Task statement
Copy out the data below verbatim.

+++

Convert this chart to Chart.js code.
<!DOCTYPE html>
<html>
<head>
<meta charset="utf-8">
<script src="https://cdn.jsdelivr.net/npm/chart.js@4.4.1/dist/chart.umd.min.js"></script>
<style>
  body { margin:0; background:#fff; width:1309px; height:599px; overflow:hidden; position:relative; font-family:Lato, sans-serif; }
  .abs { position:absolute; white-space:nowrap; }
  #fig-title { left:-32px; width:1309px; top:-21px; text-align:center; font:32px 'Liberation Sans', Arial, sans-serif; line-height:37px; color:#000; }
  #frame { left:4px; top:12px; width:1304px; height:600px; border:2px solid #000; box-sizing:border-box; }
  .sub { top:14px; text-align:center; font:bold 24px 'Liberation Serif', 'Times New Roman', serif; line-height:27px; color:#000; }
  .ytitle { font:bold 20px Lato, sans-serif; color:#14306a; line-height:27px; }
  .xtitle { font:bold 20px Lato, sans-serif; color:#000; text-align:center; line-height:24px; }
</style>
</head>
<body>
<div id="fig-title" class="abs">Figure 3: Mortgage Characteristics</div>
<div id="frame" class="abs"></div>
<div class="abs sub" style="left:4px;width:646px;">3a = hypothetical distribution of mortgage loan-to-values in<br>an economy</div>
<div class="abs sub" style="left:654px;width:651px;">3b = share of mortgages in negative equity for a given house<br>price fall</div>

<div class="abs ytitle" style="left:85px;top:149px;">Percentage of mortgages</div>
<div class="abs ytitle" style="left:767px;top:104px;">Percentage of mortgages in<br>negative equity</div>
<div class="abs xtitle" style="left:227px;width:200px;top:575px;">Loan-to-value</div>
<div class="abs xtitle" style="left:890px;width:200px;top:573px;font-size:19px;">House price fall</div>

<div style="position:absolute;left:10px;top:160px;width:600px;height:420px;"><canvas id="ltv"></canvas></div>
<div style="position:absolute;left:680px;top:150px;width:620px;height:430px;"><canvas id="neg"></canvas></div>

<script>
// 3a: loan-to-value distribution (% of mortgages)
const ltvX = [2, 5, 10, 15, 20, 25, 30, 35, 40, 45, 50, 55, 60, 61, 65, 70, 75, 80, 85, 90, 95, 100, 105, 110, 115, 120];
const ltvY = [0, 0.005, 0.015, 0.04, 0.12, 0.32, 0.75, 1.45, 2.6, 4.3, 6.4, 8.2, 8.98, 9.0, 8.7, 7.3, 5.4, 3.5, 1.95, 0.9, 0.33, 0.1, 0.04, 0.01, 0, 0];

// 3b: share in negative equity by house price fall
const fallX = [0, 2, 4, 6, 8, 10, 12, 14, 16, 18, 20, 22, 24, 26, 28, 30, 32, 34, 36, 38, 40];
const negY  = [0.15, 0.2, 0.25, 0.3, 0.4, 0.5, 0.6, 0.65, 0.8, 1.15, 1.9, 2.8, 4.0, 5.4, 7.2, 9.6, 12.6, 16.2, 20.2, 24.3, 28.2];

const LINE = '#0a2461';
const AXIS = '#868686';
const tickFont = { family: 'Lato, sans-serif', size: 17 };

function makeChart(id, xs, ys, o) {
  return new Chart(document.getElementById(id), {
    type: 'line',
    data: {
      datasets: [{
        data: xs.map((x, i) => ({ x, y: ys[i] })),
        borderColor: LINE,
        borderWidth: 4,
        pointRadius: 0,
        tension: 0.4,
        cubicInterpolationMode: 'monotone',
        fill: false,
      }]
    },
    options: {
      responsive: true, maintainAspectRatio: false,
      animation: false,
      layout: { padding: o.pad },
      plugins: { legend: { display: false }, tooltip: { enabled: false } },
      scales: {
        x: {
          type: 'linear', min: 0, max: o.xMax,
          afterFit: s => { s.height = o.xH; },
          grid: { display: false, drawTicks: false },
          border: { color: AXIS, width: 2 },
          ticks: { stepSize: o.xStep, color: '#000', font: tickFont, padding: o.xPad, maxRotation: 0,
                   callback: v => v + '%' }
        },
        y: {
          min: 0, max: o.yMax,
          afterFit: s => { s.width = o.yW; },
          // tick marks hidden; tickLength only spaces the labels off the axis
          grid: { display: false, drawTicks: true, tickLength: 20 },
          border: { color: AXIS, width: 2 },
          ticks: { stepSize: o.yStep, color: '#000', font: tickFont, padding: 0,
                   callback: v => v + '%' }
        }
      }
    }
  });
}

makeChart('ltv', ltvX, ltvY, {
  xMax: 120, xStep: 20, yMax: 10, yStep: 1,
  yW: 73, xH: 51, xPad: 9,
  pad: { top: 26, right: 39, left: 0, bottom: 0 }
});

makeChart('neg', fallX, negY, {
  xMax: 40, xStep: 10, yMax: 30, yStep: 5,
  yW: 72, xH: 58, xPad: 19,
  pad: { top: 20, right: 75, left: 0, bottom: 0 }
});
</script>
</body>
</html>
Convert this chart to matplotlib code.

+++

Written solution
Convert this chart to Chart.js code.
<!DOCTYPE html>
<html>
<head>
<meta charset="utf-8">
<script src="https://cdn.jsdelivr.net/npm/chart.js@4.4.1/dist/chart.umd.min.js"></script>
<style>
  body { margin:0; background:#fff; width:1309px; height:599px; overflow:hidden; position:relative; font-family:Lato, sans-serif; }
  .abs { position:absolute; white-space:nowrap; }
  #fig-title { left:-32px; width:1309px; top:-21px; text-align:center; font:32px 'Liberation Sans', Arial, sans-serif; line-height:37px; color:#000; }
  #frame { left:4px; top:12px; width:1304px; height:600px; border:2px solid #000; box-sizing:border-box; }
  .sub { top:14px; text-align:center; font:bold 24px 'Liberation Serif', 'Times New Roman', serif; line-height:27px; color:#000; }
  .ytitle { font:bold 20px Lato, sans-serif; color:#14306a; line-height:27px; }
  .xtitle { font:bold 20px Lato, sans-serif; color:#000; text-align:center; line-height:24px; }
</style>
</head>
<body>
<div id="fig-title" class="abs">Figure 3: Mortgage Characteristics</div>
<div id="frame" class="abs"></div>
<div class="abs sub" style="left:4px;width:646px;">3a = hypothetical distribution of mortgage loan-to-values in<br>an economy</div>
<div class="abs sub" style="left:654px;width:651px;">3b = share of mortgages in negative equity for a given house<br>price fall</div>

<div class="abs ytitle" style="left:85px;top:149px;">Percentage of mortgages</div>
<div class="abs ytitle" style="left:767px;top:104px;">Percentage of mortgages in<br>negative equity</div>
<div class="abs xtitle" style="left:227px;width:200px;top:575px;">Loan-to-value</div>
<div class="abs xtitle" style="left:890px;width:200px;top:573px;font-size:19px;">House price fall</div>

<div style="position:absolute;left:10px;top:160px;width:600px;height:420px;"><canvas id="ltv"></canvas></div>
<div style="position:absolute;left:680px;top:150px;width:620px;height:430px;"><canvas id="neg"></canvas></div>

<script>
// 3a: loan-to-value distribution (% of mortgages)
const ltvX = [2, 5, 10, 15, 20, 25, 30, 35, 40, 45, 50, 55, 60, 61, 65, 70, 75, 80, 85, 90, 95, 100, 105, 110, 115, 120];
const ltvY = [0, 0.005, 0.015, 0.04, 0.12, 0.32, 0.75, 1.45, 2.6, 4.3, 6.4, 8.2, 8.98, 9.0, 8.7, 7.3, 5.4, 3.5, 1.95, 0.9, 0.33, 0.1, 0.04, 0.01, 0, 0];

// 3b: share in negative equity by house price fall
const fallX = [0, 2, 4, 6, 8, 10, 12, 14, 16, 18, 20, 22, 24, 26, 28, 30, 32, 34, 36, 38, 40];
const negY  = [0.15, 0.2, 0.25, 0.3, 0.4, 0.5, 0.6, 0.65, 0.8, 1.15, 1.9, 2.8, 4.0, 5.4, 7.2, 9.6, 12.6, 16.2, 20.2, 24.3, 28.2];

const LINE = '#0a2461';
const AXIS = '#868686';
const tickFont = { family: 'Lato, sans-serif', size: 17 };

function makeChart(id, xs, ys, o) {
  return new Chart(document.getElementById(id), {
    type: 'line',
    data: {
      datasets: [{
        data: xs.map((x, i) => ({ x, y: ys[i] })),
        borderColor: LINE,
        borderWidth: 4,
        pointRadius: 0,
        tension: 0.4,
        cubicInterpolationMode: 'monotone',
        fill: false,
      }]
    },
    options: {
      responsive: true, maintainAspectRatio: false,
      animation: false,
      layout: { padding: o.pad },
      plugins: { legend: { display: false }, tooltip: { enabled: false } },
      scales: {
        x: {
          type: 'linear', min: 0, max: o.xMax,
          afterFit: s => { s.height = o.xH; },
          grid: { display: false, drawTicks: false },
          border: { color: AXIS, width: 2 },
          ticks: { stepSize: o.xStep, color: '#000', font: tickFont, padding: o.xPad, maxRotation: 0,
                   callback: v => v + '%' }
        },
        y: {
          min: 0, max: o.yMax,
          afterFit: s => { s.width = o.yW; },
          // tick marks hidden; tickLength only spaces the labels off the axis
          grid: { display: false, drawTicks: true, tickLength: 20 },
          border: { color: AXIS, width: 2 },
          ticks: { stepSize: o.yStep, color: '#000', font: tickFont, padding: 0,
                   callback: v => v + '%' }
        }
      }
    }
  });
}

makeChart('ltv', ltvX, ltvY, {
  xMax: 120, xStep: 20, yMax: 10, yStep: 1,
  yW: 73, xH: 51, xPad: 9,
  pad: { top: 26, right: 39, left: 0, bottom: 0 }
});

makeChart('neg', fallX, negY, {
  xMax: 40, xStep: 10, yMax: 30, yStep: 5,
  yW: 72, xH: 58, xPad: 19,
  pad: { top: 20, right: 75, left: 0, bottom: 0 }
});
</script>
</body>
</html>
Convert this chart to matplotlib code.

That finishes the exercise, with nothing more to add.